## Task prompt
Pictures do not belong in your copy. Repeat all the other data exactly.

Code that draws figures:
◆ ◆ ◆ ◆ ◆ ◆ ◆

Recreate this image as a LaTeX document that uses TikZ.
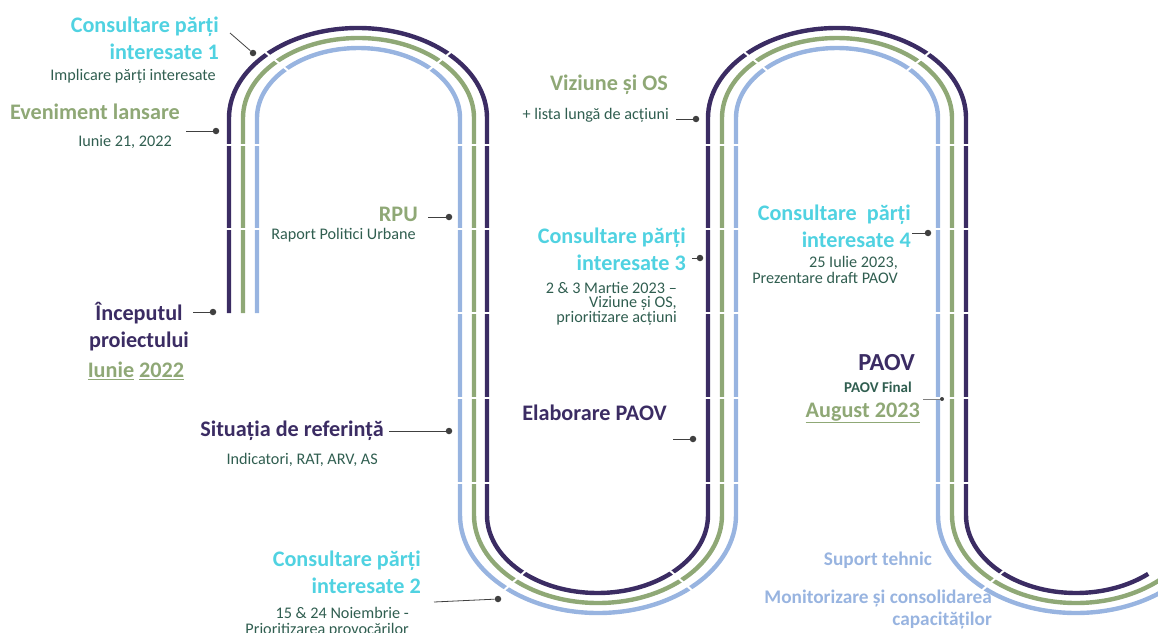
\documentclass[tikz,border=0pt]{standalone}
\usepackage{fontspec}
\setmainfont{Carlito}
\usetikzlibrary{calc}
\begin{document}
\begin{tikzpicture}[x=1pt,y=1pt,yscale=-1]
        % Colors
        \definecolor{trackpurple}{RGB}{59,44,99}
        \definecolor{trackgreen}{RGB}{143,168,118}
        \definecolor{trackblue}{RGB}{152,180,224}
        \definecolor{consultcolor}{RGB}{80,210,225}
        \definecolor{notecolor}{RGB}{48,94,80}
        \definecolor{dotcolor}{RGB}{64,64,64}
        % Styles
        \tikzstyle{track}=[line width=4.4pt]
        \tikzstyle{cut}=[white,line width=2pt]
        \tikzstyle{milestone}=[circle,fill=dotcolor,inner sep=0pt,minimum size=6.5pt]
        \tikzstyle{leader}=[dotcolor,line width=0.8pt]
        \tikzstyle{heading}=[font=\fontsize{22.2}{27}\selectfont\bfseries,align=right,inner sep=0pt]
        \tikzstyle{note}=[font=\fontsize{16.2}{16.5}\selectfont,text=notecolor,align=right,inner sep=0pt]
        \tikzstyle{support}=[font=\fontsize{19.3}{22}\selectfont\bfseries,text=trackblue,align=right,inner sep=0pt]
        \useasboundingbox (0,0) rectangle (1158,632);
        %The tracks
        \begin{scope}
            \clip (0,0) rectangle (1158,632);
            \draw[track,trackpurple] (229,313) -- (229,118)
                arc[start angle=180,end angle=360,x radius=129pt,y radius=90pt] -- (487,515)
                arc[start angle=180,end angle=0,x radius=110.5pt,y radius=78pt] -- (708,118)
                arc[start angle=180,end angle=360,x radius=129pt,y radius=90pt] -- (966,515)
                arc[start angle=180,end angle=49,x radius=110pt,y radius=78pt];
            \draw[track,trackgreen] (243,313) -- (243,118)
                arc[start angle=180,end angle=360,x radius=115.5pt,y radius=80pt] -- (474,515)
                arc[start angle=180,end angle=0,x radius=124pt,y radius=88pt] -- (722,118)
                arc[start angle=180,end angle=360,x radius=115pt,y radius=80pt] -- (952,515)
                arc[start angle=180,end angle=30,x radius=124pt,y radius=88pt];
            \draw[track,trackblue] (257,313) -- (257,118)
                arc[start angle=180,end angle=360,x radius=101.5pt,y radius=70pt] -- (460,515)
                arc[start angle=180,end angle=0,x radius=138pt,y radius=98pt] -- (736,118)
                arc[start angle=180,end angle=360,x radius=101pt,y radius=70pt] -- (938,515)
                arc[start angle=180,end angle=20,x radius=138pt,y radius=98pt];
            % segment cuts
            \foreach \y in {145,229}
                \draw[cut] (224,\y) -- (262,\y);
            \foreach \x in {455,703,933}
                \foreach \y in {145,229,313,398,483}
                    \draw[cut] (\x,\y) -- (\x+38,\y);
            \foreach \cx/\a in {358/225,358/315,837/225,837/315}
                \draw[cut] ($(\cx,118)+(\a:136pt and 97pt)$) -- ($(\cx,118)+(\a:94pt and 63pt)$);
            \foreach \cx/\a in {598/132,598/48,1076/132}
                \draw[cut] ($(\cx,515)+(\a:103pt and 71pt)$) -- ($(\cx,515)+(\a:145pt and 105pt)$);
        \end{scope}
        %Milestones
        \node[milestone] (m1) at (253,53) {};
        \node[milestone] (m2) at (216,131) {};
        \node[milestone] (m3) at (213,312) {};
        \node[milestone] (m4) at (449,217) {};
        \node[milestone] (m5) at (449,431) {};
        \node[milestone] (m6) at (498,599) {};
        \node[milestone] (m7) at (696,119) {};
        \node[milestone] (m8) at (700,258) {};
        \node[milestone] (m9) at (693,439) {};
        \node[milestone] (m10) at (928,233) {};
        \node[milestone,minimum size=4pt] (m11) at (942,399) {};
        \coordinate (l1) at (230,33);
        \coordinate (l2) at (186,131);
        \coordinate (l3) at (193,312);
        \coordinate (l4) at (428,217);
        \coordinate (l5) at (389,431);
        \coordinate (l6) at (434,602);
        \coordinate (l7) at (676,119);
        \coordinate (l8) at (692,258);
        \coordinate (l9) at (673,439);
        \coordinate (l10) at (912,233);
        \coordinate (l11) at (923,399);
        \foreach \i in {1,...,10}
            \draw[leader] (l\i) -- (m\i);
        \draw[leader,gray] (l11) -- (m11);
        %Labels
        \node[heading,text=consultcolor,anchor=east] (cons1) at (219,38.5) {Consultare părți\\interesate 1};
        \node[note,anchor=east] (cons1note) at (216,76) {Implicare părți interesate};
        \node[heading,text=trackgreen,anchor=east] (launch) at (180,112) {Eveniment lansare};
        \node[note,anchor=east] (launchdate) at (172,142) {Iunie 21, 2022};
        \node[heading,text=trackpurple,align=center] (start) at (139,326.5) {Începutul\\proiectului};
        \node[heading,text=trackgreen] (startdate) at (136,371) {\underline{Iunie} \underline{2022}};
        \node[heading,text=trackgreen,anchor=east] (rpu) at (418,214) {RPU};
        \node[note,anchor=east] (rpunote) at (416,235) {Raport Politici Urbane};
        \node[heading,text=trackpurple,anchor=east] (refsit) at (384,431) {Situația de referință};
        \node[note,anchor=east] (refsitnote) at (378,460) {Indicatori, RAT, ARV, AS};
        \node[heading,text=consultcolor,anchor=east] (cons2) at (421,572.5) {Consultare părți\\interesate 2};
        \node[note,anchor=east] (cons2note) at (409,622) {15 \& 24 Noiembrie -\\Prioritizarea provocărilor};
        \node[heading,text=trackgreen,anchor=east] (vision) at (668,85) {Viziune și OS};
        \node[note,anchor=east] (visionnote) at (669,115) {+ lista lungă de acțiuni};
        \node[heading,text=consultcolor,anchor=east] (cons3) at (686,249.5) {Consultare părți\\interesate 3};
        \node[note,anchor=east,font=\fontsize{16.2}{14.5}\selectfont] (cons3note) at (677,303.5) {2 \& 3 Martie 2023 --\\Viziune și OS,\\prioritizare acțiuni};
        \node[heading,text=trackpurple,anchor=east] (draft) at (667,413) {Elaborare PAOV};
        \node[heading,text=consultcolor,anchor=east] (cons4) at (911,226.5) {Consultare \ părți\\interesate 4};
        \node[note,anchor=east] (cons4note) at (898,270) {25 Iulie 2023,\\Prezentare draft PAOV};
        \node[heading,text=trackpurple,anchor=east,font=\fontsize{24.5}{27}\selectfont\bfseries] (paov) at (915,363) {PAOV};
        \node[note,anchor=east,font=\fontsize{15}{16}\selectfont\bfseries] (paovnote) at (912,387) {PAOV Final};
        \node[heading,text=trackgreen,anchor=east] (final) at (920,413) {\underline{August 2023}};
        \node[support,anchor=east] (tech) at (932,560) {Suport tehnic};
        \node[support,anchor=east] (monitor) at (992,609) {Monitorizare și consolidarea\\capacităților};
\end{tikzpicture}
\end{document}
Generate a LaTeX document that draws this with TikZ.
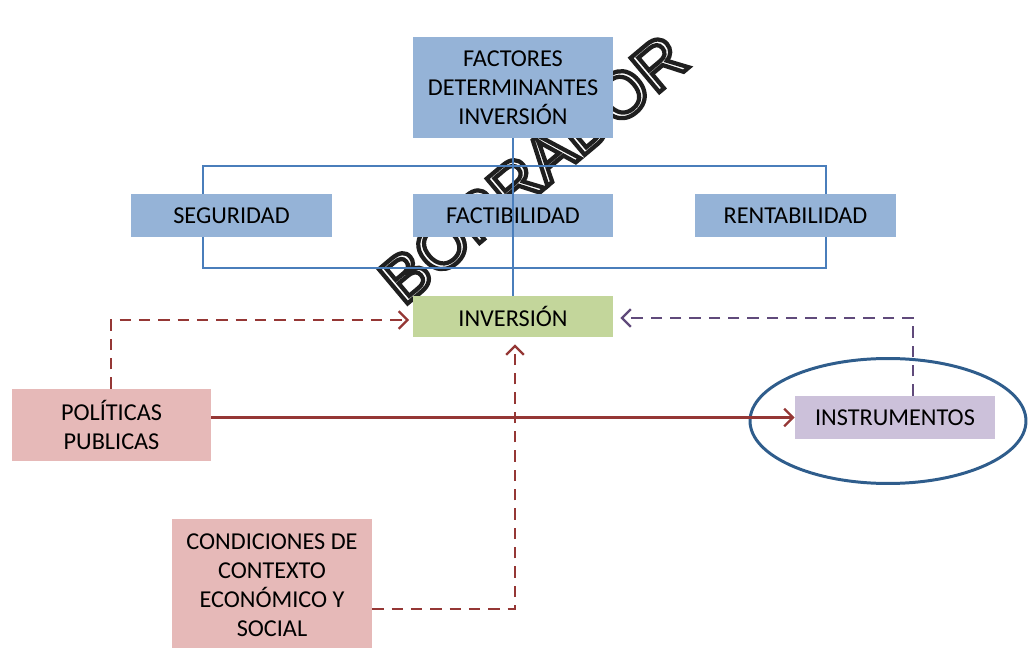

◆ ◆ ◆ ◆ ◆ ◆ ◆

## Task output
Recreate this image as a LaTeX document that uses TikZ.
\documentclass[tikz,border=0pt]{standalone}
\usepackage{fontspec}
\setmainfont{Carlito}
\usetikzlibrary{calc}
\begin{document}
\begin{tikzpicture}[x=1pt,y=1pt,yscale=-1]
        % Colors
        \definecolor{trackpurple}{RGB}{59,44,99}
        \definecolor{trackgreen}{RGB}{143,168,118}
        \definecolor{trackblue}{RGB}{152,180,224}
        \definecolor{consultcolor}{RGB}{80,210,225}
        \definecolor{notecolor}{RGB}{48,94,80}
        \definecolor{dotcolor}{RGB}{64,64,64}
        % Styles
        \tikzstyle{track}=[line width=4.4pt]
        \tikzstyle{cut}=[white,line width=2pt]
        \tikzstyle{milestone}=[circle,fill=dotcolor,inner sep=0pt,minimum size=6.5pt]
        \tikzstyle{leader}=[dotcolor,line width=0.8pt]
        \tikzstyle{heading}=[font=\fontsize{22.2}{27}\selectfont\bfseries,align=right,inner sep=0pt]
        \tikzstyle{note}=[font=\fontsize{16.2}{16.5}\selectfont,text=notecolor,align=right,inner sep=0pt]
        \tikzstyle{support}=[font=\fontsize{19.3}{22}\selectfont\bfseries,text=trackblue,align=right,inner sep=0pt]
        \useasboundingbox (0,0) rectangle (1158,632);
        %The tracks
        \begin{scope}
            \clip (0,0) rectangle (1158,632);
            \draw[track,trackpurple] (229,313) -- (229,118)
                arc[start angle=180,end angle=360,x radius=129pt,y radius=90pt] -- (487,515)
                arc[start angle=180,end angle=0,x radius=110.5pt,y radius=78pt] -- (708,118)
                arc[start angle=180,end angle=360,x radius=129pt,y radius=90pt] -- (966,515)
                arc[start angle=180,end angle=49,x radius=110pt,y radius=78pt];
            \draw[track,trackgreen] (243,313) -- (243,118)
                arc[start angle=180,end angle=360,x radius=115.5pt,y radius=80pt] -- (474,515)
                arc[start angle=180,end angle=0,x radius=124pt,y radius=88pt] -- (722,118)
                arc[start angle=180,end angle=360,x radius=115pt,y radius=80pt] -- (952,515)
                arc[start angle=180,end angle=30,x radius=124pt,y radius=88pt];
            \draw[track,trackblue] (257,313) -- (257,118)
                arc[start angle=180,end angle=360,x radius=101.5pt,y radius=70pt] -- (460,515)
                arc[start angle=180,end angle=0,x radius=138pt,y radius=98pt] -- (736,118)
                arc[start angle=180,end angle=360,x radius=101pt,y radius=70pt] -- (938,515)
                arc[start angle=180,end angle=20,x radius=138pt,y radius=98pt];
            % segment cuts
            \foreach \y in {145,229}
                \draw[cut] (224,\y) -- (262,\y);
            \foreach \x in {455,703,933}
                \foreach \y in {145,229,313,398,483}
                    \draw[cut] (\x,\y) -- (\x+38,\y);
            \foreach \cx/\a in {358/225,358/315,837/225,837/315}
                \draw[cut] ($(\cx,118)+(\a:136pt and 97pt)$) -- ($(\cx,118)+(\a:94pt and 63pt)$);
            \foreach \cx/\a in {598/132,598/48,1076/132}
                \draw[cut] ($(\cx,515)+(\a:103pt and 71pt)$) -- ($(\cx,515)+(\a:145pt and 105pt)$);
        \end{scope}
        %Milestones
        \node[milestone] (m1) at (253,53) {};
        \node[milestone] (m2) at (216,131) {};
        \node[milestone] (m3) at (213,312) {};
        \node[milestone] (m4) at (449,217) {};
        \node[milestone] (m5) at (449,431) {};
        \node[milestone] (m6) at (498,599) {};
        \node[milestone] (m7) at (696,119) {};
        \node[milestone] (m8) at (700,258) {};
        \node[milestone] (m9) at (693,439) {};
        \node[milestone] (m10) at (928,233) {};
        \node[milestone,minimum size=4pt] (m11) at (942,399) {};
        \coordinate (l1) at (230,33);
        \coordinate (l2) at (186,131);
        \coordinate (l3) at (193,312);
        \coordinate (l4) at (428,217);
        \coordinate (l5) at (389,431);
        \coordinate (l6) at (434,602);
        \coordinate (l7) at (676,119);
        \coordinate (l8) at (692,258);
        \coordinate (l9) at (673,439);
        \coordinate (l10) at (912,233);
        \coordinate (l11) at (923,399);
        \foreach \i in {1,...,10}
            \draw[leader] (l\i) -- (m\i);
        \draw[leader,gray] (l11) -- (m11);
        %Labels
        \node[heading,text=consultcolor,anchor=east] (cons1) at (219,38.5) {Consultare părți\\interesate 1};
        \node[note,anchor=east] (cons1note) at (216,76) {Implicare părți interesate};
        \node[heading,text=trackgreen,anchor=east] (launch) at (180,112) {Eveniment lansare};
        \node[note,anchor=east] (launchdate) at (172,142) {Iunie 21, 2022};
        \node[heading,text=trackpurple,align=center] (start) at (139,326.5) {Începutul\\proiectului};
        \node[heading,text=trackgreen] (startdate) at (136,371) {\underline{Iunie} \underline{2022}};
        \node[heading,text=trackgreen,anchor=east] (rpu) at (418,214) {RPU};
        \node[note,anchor=east] (rpunote) at (416,235) {Raport Politici Urbane};
        \node[heading,text=trackpurple,anchor=east] (refsit) at (384,431) {Situația de referință};
        \node[note,anchor=east] (refsitnote) at (378,460) {Indicatori, RAT, ARV, AS};
        \node[heading,text=consultcolor,anchor=east] (cons2) at (421,572.5) {Consultare părți\\interesate 2};
        \node[note,anchor=east] (cons2note) at (409,622) {15 \& 24 Noiembrie -\\Prioritizarea provocărilor};
        \node[heading,text=trackgreen,anchor=east] (vision) at (668,85) {Viziune și OS};
        \node[note,anchor=east] (visionnote) at (669,115) {+ lista lungă de acțiuni};
        \node[heading,text=consultcolor,anchor=east] (cons3) at (686,249.5) {Consultare părți\\interesate 3};
        \node[note,anchor=east,font=\fontsize{16.2}{14.5}\selectfont] (cons3note) at (677,303.5) {2 \& 3 Martie 2023 --\\Viziune și OS,\\prioritizare acțiuni};
        \node[heading,text=trackpurple,anchor=east] (draft) at (667,413) {Elaborare PAOV};
        \node[heading,text=consultcolor,anchor=east] (cons4) at (911,226.5) {Consultare \ părți\\interesate 4};
        \node[note,anchor=east] (cons4note) at (898,270) {25 Iulie 2023,\\Prezentare draft PAOV};
        \node[heading,text=trackpurple,anchor=east,font=\fontsize{24.5}{27}\selectfont\bfseries] (paov) at (915,363) {PAOV};
        \node[note,anchor=east,font=\fontsize{15}{16}\selectfont\bfseries] (paovnote) at (912,387) {PAOV Final};
        \node[heading,text=trackgreen,anchor=east] (final) at (920,413) {\underline{August 2023}};
        \node[support,anchor=east] (tech) at (932,560) {Suport tehnic};
        \node[support,anchor=east] (monitor) at (992,609) {Monitorizare și consolidarea\\capacităților};
\end{tikzpicture}
\end{document}
Generate a LaTeX document that draws this with TikZ.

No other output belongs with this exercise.